MEP-21 Layer 4 provides the differential harness that compares JIT output to interpreter output across the test corpus. Any divergence is a P1 bug. This is the only correctness mechanism the JIT relies on; there is no separate JIT test suite, only the interpreter suite run twice (once cold, once after tier-up).

Cross-platform notes

  • x86_64 Linux/macOS: straightforward mmap+mprotect flow.
  • arm64 macOS: Apple Silicon requires MAP_JIT and per-thread pthread_jit_write_protect_np calls. The flow is well-documented in the JSC and v8 source.
  • Windows: VirtualAlloc with PAGE_EXECUTE_READWRITE then VirtualProtect to drop write. CFG / hardware-enforced stack protection may need carve-outs.
  • Other Go targets: The JIT ships disabled by default; the interpreter remains the only required path. Adding a target is one architecture's worth of stencils.

Build-tag gate

The JIT is gated behind -tags jit. Default builds use the interpreter only. This means the JIT cannot break a default build, and a user can opt in if they have a long-running workload that benefits.

Why this is deferred

The interpreter MEPs (18, 19, 20) are projected to deliver:

  • MEP-18 (dispatch): 1.5-2x geometric mean on the bench suite.
  • MEP-19 (specialization + ICs): another 1.5-2x on type-stable code.
  • MEP-20 (value layout): another 1.2-1.5x, mostly from reduced allocation.

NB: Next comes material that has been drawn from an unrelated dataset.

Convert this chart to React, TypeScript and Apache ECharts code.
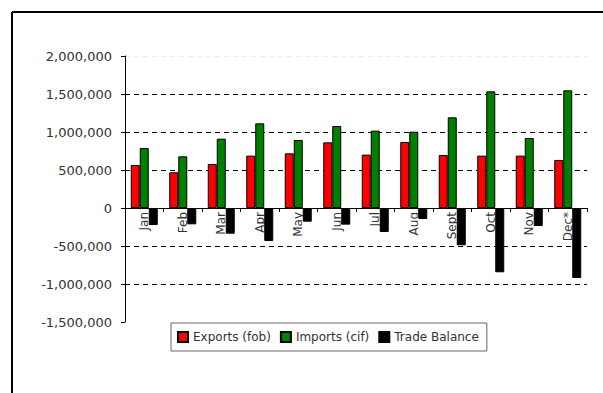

Compounded, that is 2.7x to 6x without leaving the interpreter. Real-world dynamic-language interpreters in this performance class (CPython 3.13, Wren, the LuaJIT interpreter) are within a small constant factor of a baseline JIT for typical workloads.

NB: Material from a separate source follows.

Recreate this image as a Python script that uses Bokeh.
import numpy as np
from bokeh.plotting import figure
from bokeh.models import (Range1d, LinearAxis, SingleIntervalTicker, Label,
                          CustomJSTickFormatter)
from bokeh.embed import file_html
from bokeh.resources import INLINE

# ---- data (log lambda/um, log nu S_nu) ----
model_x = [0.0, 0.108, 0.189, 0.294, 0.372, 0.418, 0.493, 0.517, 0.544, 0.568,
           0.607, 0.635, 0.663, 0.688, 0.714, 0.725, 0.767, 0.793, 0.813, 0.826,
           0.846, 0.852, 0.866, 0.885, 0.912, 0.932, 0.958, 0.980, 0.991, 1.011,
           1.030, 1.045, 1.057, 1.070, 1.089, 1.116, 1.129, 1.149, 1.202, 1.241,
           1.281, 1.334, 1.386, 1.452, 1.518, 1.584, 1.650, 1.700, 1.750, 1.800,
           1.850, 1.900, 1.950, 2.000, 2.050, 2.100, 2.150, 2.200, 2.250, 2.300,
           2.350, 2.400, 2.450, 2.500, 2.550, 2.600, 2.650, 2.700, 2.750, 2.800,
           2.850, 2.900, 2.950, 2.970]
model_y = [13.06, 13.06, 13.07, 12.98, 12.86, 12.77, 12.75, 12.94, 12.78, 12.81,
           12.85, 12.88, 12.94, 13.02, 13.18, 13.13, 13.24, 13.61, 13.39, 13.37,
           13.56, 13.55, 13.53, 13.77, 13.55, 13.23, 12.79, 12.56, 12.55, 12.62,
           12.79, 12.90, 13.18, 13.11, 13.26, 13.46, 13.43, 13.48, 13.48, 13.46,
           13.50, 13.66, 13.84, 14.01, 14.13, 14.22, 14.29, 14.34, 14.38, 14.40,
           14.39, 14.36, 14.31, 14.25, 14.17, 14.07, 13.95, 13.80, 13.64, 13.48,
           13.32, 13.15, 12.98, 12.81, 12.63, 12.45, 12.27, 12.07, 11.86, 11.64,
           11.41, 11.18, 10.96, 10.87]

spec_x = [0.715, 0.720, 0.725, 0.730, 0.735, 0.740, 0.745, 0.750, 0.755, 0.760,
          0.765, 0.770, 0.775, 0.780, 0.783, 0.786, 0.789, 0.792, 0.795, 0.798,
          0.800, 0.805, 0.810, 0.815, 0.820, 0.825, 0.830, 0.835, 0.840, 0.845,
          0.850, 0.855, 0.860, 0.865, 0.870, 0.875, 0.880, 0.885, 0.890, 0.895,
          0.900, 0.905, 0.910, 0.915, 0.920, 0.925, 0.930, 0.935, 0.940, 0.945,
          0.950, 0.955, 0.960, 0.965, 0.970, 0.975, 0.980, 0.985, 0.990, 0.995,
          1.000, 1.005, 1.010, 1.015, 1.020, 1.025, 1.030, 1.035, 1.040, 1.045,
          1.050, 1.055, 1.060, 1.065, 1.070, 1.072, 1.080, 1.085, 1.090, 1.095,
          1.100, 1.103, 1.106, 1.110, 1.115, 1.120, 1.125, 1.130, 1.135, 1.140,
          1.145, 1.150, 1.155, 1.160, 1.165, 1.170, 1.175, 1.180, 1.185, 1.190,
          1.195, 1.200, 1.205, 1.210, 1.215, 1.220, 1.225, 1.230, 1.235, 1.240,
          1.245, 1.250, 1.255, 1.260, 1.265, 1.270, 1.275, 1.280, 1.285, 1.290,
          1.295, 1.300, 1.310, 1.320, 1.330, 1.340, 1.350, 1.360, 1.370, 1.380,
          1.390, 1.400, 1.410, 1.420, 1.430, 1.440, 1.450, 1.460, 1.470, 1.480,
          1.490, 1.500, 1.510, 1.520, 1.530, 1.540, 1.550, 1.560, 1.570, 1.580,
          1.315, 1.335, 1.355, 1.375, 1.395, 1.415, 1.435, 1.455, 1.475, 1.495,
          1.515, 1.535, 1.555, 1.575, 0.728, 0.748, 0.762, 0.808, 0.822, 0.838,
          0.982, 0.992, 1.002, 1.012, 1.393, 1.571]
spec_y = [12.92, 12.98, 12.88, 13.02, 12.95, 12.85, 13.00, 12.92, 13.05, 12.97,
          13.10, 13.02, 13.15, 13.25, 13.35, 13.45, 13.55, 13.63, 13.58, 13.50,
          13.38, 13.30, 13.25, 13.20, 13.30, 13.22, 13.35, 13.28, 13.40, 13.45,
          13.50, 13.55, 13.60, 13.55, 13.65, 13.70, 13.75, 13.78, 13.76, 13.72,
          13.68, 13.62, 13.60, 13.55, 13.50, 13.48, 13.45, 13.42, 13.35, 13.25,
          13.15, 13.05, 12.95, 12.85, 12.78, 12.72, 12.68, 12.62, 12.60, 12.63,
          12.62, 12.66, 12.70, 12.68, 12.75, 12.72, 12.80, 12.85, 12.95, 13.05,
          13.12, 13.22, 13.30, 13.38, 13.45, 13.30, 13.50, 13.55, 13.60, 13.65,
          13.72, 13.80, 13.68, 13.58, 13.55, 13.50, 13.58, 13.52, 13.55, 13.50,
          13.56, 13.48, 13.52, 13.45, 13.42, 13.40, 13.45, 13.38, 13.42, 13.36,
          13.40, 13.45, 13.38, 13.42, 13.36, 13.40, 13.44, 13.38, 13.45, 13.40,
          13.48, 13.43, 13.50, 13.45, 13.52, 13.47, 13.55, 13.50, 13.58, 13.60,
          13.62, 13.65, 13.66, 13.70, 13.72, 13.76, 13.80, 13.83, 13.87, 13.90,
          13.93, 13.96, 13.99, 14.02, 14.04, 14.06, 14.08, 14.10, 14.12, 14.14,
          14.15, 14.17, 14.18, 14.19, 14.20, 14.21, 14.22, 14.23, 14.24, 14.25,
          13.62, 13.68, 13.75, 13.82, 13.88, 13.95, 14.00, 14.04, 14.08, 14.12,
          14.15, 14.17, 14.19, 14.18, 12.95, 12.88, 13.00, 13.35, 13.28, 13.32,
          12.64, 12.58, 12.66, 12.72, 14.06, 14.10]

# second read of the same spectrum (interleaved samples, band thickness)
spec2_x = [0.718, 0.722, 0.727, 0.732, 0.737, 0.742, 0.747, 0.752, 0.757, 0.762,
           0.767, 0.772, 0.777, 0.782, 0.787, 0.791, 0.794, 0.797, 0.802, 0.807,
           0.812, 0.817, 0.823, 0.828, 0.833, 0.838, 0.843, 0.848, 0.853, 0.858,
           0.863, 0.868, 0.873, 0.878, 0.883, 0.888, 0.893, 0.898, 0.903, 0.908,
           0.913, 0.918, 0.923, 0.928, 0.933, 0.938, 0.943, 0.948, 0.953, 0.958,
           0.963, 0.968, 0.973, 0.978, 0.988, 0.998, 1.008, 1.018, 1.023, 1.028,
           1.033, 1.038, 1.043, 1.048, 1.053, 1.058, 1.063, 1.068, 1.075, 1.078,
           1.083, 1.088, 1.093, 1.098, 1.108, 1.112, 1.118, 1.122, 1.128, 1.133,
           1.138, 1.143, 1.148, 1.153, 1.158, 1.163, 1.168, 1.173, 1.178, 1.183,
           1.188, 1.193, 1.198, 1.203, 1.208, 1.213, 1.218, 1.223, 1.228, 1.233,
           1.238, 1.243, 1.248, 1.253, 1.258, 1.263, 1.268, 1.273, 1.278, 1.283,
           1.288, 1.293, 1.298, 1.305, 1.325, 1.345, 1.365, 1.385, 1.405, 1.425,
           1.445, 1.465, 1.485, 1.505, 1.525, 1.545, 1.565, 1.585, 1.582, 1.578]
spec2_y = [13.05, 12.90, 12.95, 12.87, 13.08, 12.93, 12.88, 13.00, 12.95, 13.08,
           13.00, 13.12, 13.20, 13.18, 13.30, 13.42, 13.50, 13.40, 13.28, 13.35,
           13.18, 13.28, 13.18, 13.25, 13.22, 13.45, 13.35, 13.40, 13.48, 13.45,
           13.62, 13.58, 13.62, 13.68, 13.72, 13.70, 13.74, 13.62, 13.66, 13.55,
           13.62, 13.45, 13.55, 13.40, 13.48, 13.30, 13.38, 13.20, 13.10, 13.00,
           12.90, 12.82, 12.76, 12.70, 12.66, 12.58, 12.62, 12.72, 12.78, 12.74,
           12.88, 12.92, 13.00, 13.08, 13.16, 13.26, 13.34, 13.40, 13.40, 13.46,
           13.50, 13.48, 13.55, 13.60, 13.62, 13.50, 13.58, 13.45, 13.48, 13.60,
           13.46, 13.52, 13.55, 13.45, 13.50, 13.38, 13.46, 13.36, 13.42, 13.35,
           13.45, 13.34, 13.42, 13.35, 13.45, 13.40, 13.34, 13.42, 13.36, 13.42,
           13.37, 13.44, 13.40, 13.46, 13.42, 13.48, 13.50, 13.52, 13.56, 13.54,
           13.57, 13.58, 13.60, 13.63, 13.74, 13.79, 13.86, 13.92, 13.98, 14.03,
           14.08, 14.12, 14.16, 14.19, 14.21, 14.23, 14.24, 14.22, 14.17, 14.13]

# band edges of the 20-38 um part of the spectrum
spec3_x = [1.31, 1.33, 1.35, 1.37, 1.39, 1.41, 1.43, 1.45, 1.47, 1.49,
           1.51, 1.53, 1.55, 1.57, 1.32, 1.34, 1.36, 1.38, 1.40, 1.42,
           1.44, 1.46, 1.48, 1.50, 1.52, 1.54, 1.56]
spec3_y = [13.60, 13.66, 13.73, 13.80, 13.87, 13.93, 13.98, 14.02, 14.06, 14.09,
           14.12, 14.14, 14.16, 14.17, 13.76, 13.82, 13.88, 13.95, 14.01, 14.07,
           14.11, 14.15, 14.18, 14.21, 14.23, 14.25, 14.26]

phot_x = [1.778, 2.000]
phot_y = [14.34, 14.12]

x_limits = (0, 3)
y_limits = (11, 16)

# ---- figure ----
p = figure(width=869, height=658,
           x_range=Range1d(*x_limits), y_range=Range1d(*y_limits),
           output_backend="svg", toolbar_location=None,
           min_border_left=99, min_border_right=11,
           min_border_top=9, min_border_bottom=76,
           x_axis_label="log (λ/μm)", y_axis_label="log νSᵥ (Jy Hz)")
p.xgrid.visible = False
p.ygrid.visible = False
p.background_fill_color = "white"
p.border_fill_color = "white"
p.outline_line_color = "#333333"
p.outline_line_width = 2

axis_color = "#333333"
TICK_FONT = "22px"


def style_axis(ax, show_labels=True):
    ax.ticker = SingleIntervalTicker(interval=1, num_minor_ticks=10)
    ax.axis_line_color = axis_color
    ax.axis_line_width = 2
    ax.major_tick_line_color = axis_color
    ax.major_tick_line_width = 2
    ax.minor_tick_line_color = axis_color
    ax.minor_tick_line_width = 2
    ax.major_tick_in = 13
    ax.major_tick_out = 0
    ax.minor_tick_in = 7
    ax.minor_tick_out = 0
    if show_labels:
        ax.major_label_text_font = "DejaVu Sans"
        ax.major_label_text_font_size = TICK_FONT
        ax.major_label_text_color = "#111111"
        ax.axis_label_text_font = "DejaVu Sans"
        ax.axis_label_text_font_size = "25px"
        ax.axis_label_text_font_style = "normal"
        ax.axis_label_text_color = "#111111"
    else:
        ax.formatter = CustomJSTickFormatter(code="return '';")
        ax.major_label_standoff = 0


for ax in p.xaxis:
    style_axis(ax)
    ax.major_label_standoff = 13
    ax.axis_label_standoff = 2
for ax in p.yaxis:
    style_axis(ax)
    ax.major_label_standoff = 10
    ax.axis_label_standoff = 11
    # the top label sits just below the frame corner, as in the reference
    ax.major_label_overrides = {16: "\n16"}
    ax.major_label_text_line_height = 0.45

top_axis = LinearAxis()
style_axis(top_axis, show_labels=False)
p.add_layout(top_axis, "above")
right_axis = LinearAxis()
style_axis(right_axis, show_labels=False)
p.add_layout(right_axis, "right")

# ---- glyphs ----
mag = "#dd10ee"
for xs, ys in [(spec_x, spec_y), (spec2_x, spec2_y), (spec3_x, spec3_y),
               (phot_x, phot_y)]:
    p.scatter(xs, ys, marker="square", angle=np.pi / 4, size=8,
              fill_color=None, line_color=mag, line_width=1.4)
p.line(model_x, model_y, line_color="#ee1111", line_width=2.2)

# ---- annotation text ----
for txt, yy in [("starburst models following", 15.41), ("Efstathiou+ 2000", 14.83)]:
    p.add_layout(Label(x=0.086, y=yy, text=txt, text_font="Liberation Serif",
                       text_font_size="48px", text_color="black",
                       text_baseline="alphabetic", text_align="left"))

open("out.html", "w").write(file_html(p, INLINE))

The decision to start the JIT is data-driven: once the bench suite from MEP-17 shows interpreter improvements plateauing at less than 5% per MEP, and at least one production Mochi workload has measurable headroom against the interpreter ceiling, this MEP gets revisited and promoted from Deferred to Draft.

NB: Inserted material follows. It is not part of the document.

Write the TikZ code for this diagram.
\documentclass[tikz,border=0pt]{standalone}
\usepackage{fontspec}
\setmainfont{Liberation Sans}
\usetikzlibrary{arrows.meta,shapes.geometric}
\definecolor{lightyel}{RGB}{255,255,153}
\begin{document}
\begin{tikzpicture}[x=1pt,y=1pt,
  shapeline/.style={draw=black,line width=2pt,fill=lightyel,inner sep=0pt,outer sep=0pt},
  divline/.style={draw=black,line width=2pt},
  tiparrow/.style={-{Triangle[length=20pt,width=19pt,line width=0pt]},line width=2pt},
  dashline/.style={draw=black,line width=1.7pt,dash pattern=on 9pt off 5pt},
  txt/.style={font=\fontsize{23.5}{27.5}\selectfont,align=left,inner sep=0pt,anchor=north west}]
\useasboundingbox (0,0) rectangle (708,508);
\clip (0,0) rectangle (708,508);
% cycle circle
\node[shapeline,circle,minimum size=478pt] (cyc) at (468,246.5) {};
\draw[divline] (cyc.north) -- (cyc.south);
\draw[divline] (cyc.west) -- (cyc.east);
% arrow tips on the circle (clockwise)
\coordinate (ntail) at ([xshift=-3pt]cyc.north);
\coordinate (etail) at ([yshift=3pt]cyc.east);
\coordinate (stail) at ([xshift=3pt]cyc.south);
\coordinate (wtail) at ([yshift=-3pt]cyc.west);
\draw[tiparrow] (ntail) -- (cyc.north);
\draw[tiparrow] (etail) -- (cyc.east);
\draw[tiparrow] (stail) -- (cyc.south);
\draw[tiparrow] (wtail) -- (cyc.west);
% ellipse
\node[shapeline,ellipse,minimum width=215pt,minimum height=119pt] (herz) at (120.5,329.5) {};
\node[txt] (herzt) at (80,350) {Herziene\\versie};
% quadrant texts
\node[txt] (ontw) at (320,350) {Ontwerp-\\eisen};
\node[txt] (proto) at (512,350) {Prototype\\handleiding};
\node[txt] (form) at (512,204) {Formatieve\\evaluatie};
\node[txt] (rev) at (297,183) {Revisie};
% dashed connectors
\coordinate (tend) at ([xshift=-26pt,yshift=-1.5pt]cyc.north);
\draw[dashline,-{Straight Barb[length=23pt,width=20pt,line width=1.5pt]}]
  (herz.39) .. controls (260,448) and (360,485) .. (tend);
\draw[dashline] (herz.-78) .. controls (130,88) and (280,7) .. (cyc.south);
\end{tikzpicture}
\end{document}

Open questions for the future draft

  • Stencil generator's place in the build. Is it a Go go:generate step or a separate make target? Which LLVM version is pinned? How are stencils versioned against opcode-set changes?
  • Code-cache eviction. The current design assumes JIT code lives as long as the function. Long-running agent processes that load many functions may need an LRU eviction policy on the code cache.
  • Interaction with future concurrency. A goroutine-parallel VM (not currently planned) would need per-goroutine entry counters and JIT-state-aware tier-up.
  • Comparative numbers. Once a prototype exists, what is the speedup over MEP-18+19+20? If less than 1.5x, the JIT is not worth shipping. If more than 3x, it justifies a follow-up optimizing tier.
  • Safety story for unsafe.Pointer and W^X. Go is a memory-safe language; a JIT that writes executable pages is by definition outside that safety boundary. The code cache must be the only place where Mochi gives that up, and the boundary must be documented.

References

  • [Copy-Patch] Haoran Xu, Fredrik Kjolstad, Copy-and-Patch Compilation: A fast compilation algorithm for high-level languages and bytecode. OOPSLA 2021. https://arxiv.org/abs/2011.13127
  • [PEP-744] Brandt Bucher, PEP 744: JIT Compilation. https://peps.python.org/pep-0744/
  • [V8-Sparkplug] Leszek Swirski, Sparkplug: a non-optimizing JavaScript compiler. https://v8.dev/blog/sparkplug
  • [V8-Maglev] V8 team, Maglev: V8's Fastest Optimizing JIT. https://v8.dev/blog/maglev
  • [JSC-LLInt] WebKit team, Introducing the LLInt: the WebKit JavaScriptCore Low-Level Interpreter. https://webkit.org/blog/189/
  • [YJIT] Maxime Chevalier-Boisvert et al., YJIT: A Basic Block Versioning JIT Compiler for Ruby. MPLR 2023.
  • [Deegen] Haoran Xu et al., Deegen: A high-performance language-VM generator from a declarative spec. PLDI 2024.
  • [Truffle] Thomas Würthinger et al., One VM to rule them all. Onward! 2013.
  • [Hölzle-Deopt] Urs Hölzle, Craig Chambers, David Ungar, Debugging Optimized Code with Dynamic Deoptimization. PLDI 1992 (deopt foundations).